School of Technology and Computer Science Seminars

Analysis of a Classical Matrix Preconditioning Algorithm

by Leonard Schulman (California Institute of Technology, USA)

Monday, June 4, 2018 from to (Asia/Kolkata)
at A-201 (STCS Seminar Room)
Description
There are several prominent computational problems for which simple iterative methods are widely preferred in practice despite an absence of runtime or performance analysis (or "worse", actual evidence that more sophisticated methods have superior performance according to the usual criteria). These situations raise interesting challenges for the analysis of algorithms.

We are concerned in this work with one such simple method: a classical iterative algorithm for balancing matrices via scaling transformations. This algorithm, which goes back to Osborne and Parlett & Reinsch in the 1960s, is implemented as a standard preconditioner for eigenvalue computations in many numerical linear algebra packages. Surprisingly, despite its widespread use over several decades, no bounds were known on its rate of convergence.

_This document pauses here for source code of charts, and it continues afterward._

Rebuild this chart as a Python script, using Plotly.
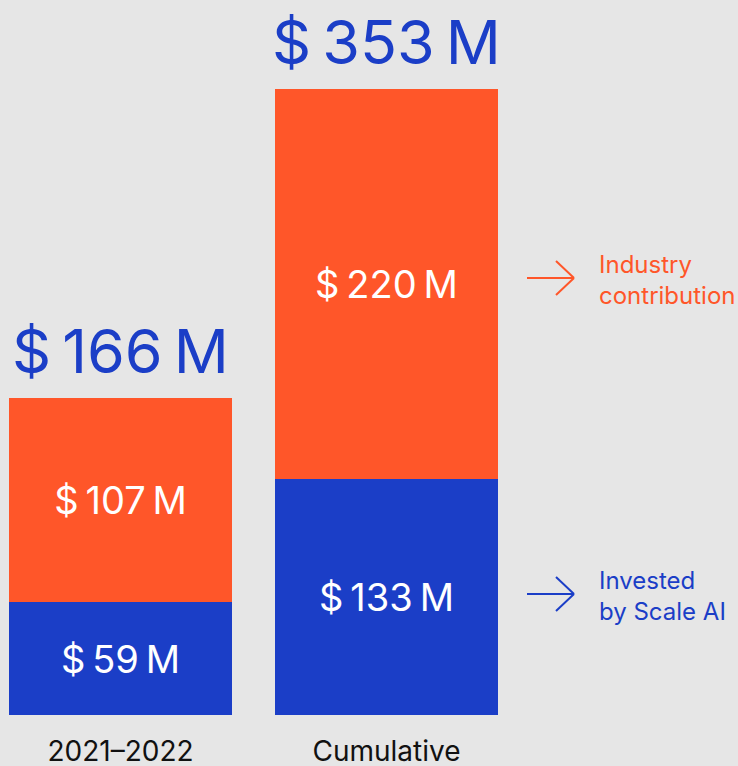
import plotly.graph_objects as go

periods = ["2021–2022", "Cumulative"]
invested = [59, 133]
industry = [107, 220]
totals = [a + b for a, b in zip(invested, industry)]

BG = "#E6E6E6"
ORANGE = "#FF5629"
BLUE = "#1B3EC7"
FONT = "Inter"

W, H = 738, 766


def money(v):
    return f"$\u2009{v}\u2009M"


fig = go.Figure()

# each bar sits on its own axis pair, the reference draws them at slightly different scales
for i, axis in enumerate(["", "2"]):
    xa, ya = "x" + axis, "y" + axis
    fig.add_trace(go.Bar(
        x=[periods[i]], y=[invested[i]], xaxis=xa, yaxis=ya,
        marker=dict(color=BLUE, line_width=0), width=1,
        text=[money(invested[i])], textposition="inside", insidetextanchor="middle",
        textfont=dict(family=FONT, size=38, color="white"),
        hoverinfo="skip", showlegend=False))
    fig.add_trace(go.Bar(
        x=[periods[i]], y=[industry[i]], xaxis=xa, yaxis=ya,
        marker=dict(color=ORANGE, line_width=0), width=1,
        text=[money(industry[i])], textposition="inside", insidetextanchor="middle",
        textfont=dict(family=FONT, size=38, color="white"),
        hoverinfo="skip", showlegend=False))
    fig.add_annotation(
        x=periods[i], y=totals[i], xref=xa, yref=ya,
        text=money(totals[i]), showarrow=False, yanchor="bottom", yshift=8,
        font=dict(family=FONT, size=61, color=BLUE))

y_dom = [51 / H, 1]
axis_common = dict(showgrid=False, zeroline=False, showline=False, automargin=False,
                   fixedrange=True)
tick_font = dict(family=FONT, size=28, color="#111111")
fig.update_layout(
    width=W, height=H,
    paper_bgcolor=BG, plot_bgcolor=BG,
    margin=dict(l=0, r=0, t=0, b=0),
    barmode="stack", bargap=0,
    font=dict(family=FONT),
    xaxis=dict(domain=[9 / W, 232 / W], range=[-0.5, 0.5], ticks="outside", ticklen=11,
               tickcolor=BG, tickfont=tick_font, **axis_common),
    xaxis2=dict(domain=[275 / W, 498 / W], range=[-0.5, 0.5], ticks="outside", ticklen=11,
                tickcolor=BG, tickfont=tick_font, anchor="y2", **axis_common),
    yaxis=dict(domain=y_dom, range=[0, 715 / 1.9096], visible=False, anchor="x",
               fixedrange=True),
    yaxis2=dict(domain=y_dom, range=[0, 715 / 1.7734], visible=False, anchor="x2",
                fixedrange=True),
)

# legend labels with thin arrows on the right
legend_items = [("Industry<br>contribution", ORANGE, 278, 280),
                ("Invested<br>by Scale AI", BLUE, 594, 596)]
for label, color, py, ty in legend_items:
    yp = 1 - py / H
    line = dict(color=color, width=2)
    fig.add_shape(type="line", xref="paper", yref="paper",
                  x0=527 / W, x1=574 / W, y0=yp, y1=yp, line=line)
    fig.add_shape(type="line", xref="paper", yref="paper",
                  x0=556 / W, x1=574 / W, y0=yp + 17 / H, y1=yp, line=line)
    fig.add_shape(type="line", xref="paper", yref="paper",
                  x0=556 / W, x1=574 / W, y0=yp - 17 / H, y1=yp, line=line)
    fig.add_annotation(
        x=597 / W, y=1 - ty / H, xref="paper", yref="paper", text=label, showarrow=False,
        xanchor="left", yanchor="middle", align="left",
        font=dict(family=FONT, size=24, color=color))

fig.write_html("out.html", config={"displayModeBar": False},
               post_script="document.body.style.margin='0';")
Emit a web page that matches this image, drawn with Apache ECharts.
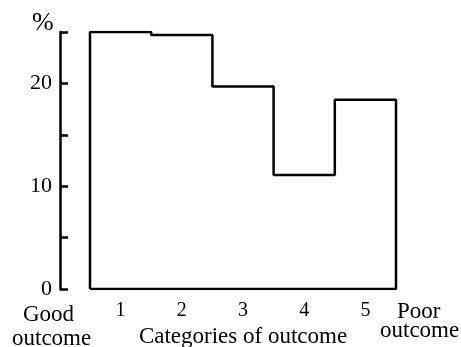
<!DOCTYPE html>
<html>
<head>
<meta charset="utf-8">
<script src="https://cdn.jsdelivr.net/npm/echarts@6/dist/echarts.min.js"></script>
<style>html,body{margin:0;padding:0;background:#fff;}#c{width:461px;height:347px;}</style>
</head>
<body>
<div id="c"></div>
<script>
var categories = ['1', '2', '3', '4', '5'];
var values = [25.0, 24.7, 19.7, 11.1, 18.4];
var yTickLabels = [0, 10, 20];
var yMax = 25;
var yStep = 5;

var pts = [[0, 0]];
values.forEach(function (v, i) { pts.push([i, v]); pts.push([i + 1, v]); });
pts.push([values.length, 0]);
pts.push([0, 0]);

var FONT = 'Liberation Serif';
var chart = echarts.init(document.getElementById('c'));
chart.setOption({
  animation: false,
  backgroundColor: '#fff',
  grid: [
    { left: 60, right: 65, top: 32, bottom: 58, containLabel: false, outerBoundsMode: 'none' },
    { left: 90, right: 65, top: 32, bottom: 58, containLabel: false, outerBoundsMode: 'none' }
  ],
  xAxis: [
    { gridIndex: 0, type: 'value', min: 0, max: 1, show: false },
    { gridIndex: 1, type: 'value', min: 0, max: categories.length, show: false },
    {
      gridIndex: 1, type: 'category', data: categories, boundaryGap: true, position: 'bottom',
      axisLine: { show: false }, axisTick: { show: false }, splitLine: { show: false },
      axisLabel: { color: '#000', fontFamily: FONT, fontSize: 20, margin: 12 },
      name: 'Categories of outcome', nameLocation: 'middle', nameGap: 28,
      nameTextStyle: { color: '#000', fontFamily: FONT, fontSize: 23 }
    }
  ],
  yAxis: [
    {
      gridIndex: 0, type: 'value', min: 0, max: yMax, interval: yStep,
      axisLine: { show: true, lineStyle: { color: '#000', width: 2.5 } },
      axisTick: { show: true, inside: true, length: 8, lineStyle: { color: '#000', width: 2.5 } },
      splitLine: { show: false },
      axisLabel: {
        color: '#000', fontFamily: FONT, fontSize: 22, margin: 8,
        formatter: function (v) { return yTickLabels.indexOf(v) >= 0 ? String(v) : ''; }
      }
    },
    { gridIndex: 1, type: 'value', min: 0, max: yMax, show: false }
  ],
  graphic: [
    { type: 'text', left: 32, top: 10, style: { text: '%', font: '26px "Liberation Serif"', fill: '#000' } },
    { type: 'text', left: 23, top: 303, style: { text: 'Good', font: '23px "Liberation Serif"', fill: '#000' } },
    { type: 'text', left: 12, top: 327, style: { text: 'outcome', font: '23px "Liberation Serif"', fill: '#000' } },
    { type: 'text', left: 397, top: 300, style: { text: 'Poor', font: '23px "Liberation Serif"', fill: '#000' } },
    { type: 'text', left: 380, top: 319, style: { text: 'outcome', font: '23px "Liberation Serif"', fill: '#000' } }
  ],
  series: [{
    type: 'line', xAxisIndex: 1, yAxisIndex: 1, data: pts, symbol: 'none',
    lineStyle: { color: '#000', width: 2.5 }
  }]
});
</script>
</body>
</html>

We prove the first such bound: a natural L_infinity -norm variant of the algorithm converges, on n by n matrices, in O(n^3 log(n)) elementary scaling transformations. This is tight up to the log n factor. We also prove a conjecture of Chen that characterizes those matrices for which the limit of the balancing process is independent of the order in which balancing operations are performed (joint work with Alistair Sinclair).